An Essay Concerning Human Understanding
by John Locke

Book I. No Innate Principles

Book I of the Essay is devoted to an attack on nativism or the doctrine of innate ideas.

The doctrine of innate ideas, which was widely held to justify religious and moral claims, had its origins in the philosophy of Plato.

Furthermore, travelers to distant lands have reported encounters with people who have no conception of God and who think it morally justified to eat their enemies. Such diversity of religious and moral opinion cannot not be explained by the doctrine of innate ideas but can be explained, Locke held, on his own account of the origins of ideas.

If propositions were innate they should be immediately perceived—by infants and idiots (and indeed everyone else)—but there is no evidence that they are. (p29)

Locke allowed that some ideas are in the mind from an early age, but argued that such ideas are furnished by the senses starting in the womb: for instance, differences between colours or tastes. If we have a universal understanding of a concept like sweetness, it is not because this is an innate idea, but because we are all exposed to sweet tastes at an early age.
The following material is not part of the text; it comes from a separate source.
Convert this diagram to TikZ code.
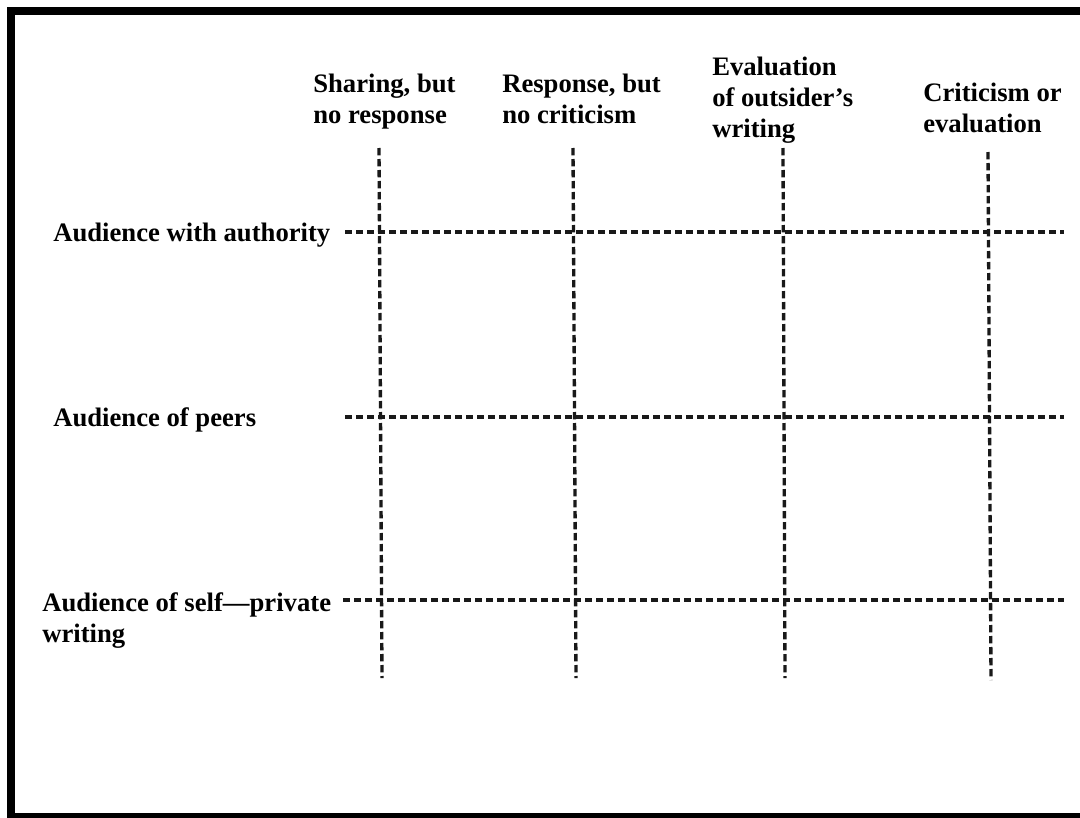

Book I is intended to reject the doctrine of innate ideas proposed by Descartes and the rationalists

Book II Of Ideas

Every idea is derived from experience either By

Sense

  • direct sensory information
  • the red color of a rose, the ringing sound of a bell, the taste of salt

OR

Reflection

  • “the perception of the operations of our own mind within us, as it is employed about the ideas it has got”.
  • one’s awareness that one is thinking, that one is happy or sad, that one is having a certain sensation

Sense and Reflection provide Ideas, which are objects “before the mind,” not in the sense that they are physical objects but in the sense that they represent physical objects to consciousness.

Ideas are simple or complex

Simple ideas are derived from sense experience

Complex ideas are derived from combination of simple ideas. Therefore complex ideas can be broken down into simple ideas.

The complex idea of a snowball, for example, can be analyzed into the simple ideas of whiteness, roundness, and solidity (among possibly others), but none of the latter ideas can be analyzed into anything simpler.

In Locke’s view, therefore, a major function of philosophical inquiry is the analysis of the meanings of terms through the identification of the ideas that give rise to them. The project of analyzing supposedly complex ideas (or concepts) subsequently became an important theme in philosophy.

Primary and Secondary qualities of physical objects

Primary qualities include size, shape, weight, and solidity, among others

Ideas of primary qualities resemble the qualities as they are in the object

Secondary qualities include color, taste, and smell

Ideas of secondary qualities do not resemble any property in the object; they are instead a product of the power that the object has to cause certain kinds of ideas in the mind of the perceiver.

Personal Identity (contested)

Personal identity consists of continuity of consciousness.

One is the same person as the person who existed last week or many years ago if one has memories of the earlier person’s conscious experiences.

Association of ideas

Ideas, Locke observes, can become linked in the mind in such a way that having one idea immediately leads one to form another idea, even though the two ideas are not necessarily connected with each other. Instead, they are linked through their having been experienced together on numerous occasions in the past.

The psychological tendency to associate ideas through experience, Locke says, has important implications for the education of children.

BOOK III Of Words

Role of language in human mental life

Words, Locke says, stand for ideas in the mind of the person who uses them. It is by the use of words that people convey their necessarily private thoughts to each other.

The problem is, if everything that exists is a particular, where do general ideas come from?

Locke’s answer is that ideas become general through the process of abstraction. The general idea of a triangle, for example, is the result of abstracting from the properties of specific triangles only the residue of qualities that all triangles have in common—that is, having three straight sides.

Book IV The nature and extent of human knowledge

It is possible to know that the three angles of a triangle equal two right angles if one knows the relevant Euclidean proof. But it is not possible to know that the next stone one drops will fall downward or that the next glass of water one drinks will quench one’s thirst, even though psychologically one has every expectation, through the association of ideas, that it will.

These are cases only of probability, not knowledge—as indeed is virtually the whole of scientific knowledge, excluding mathematics.

Humans would be incapable of dealing with the world except on the assumption that such claims are true.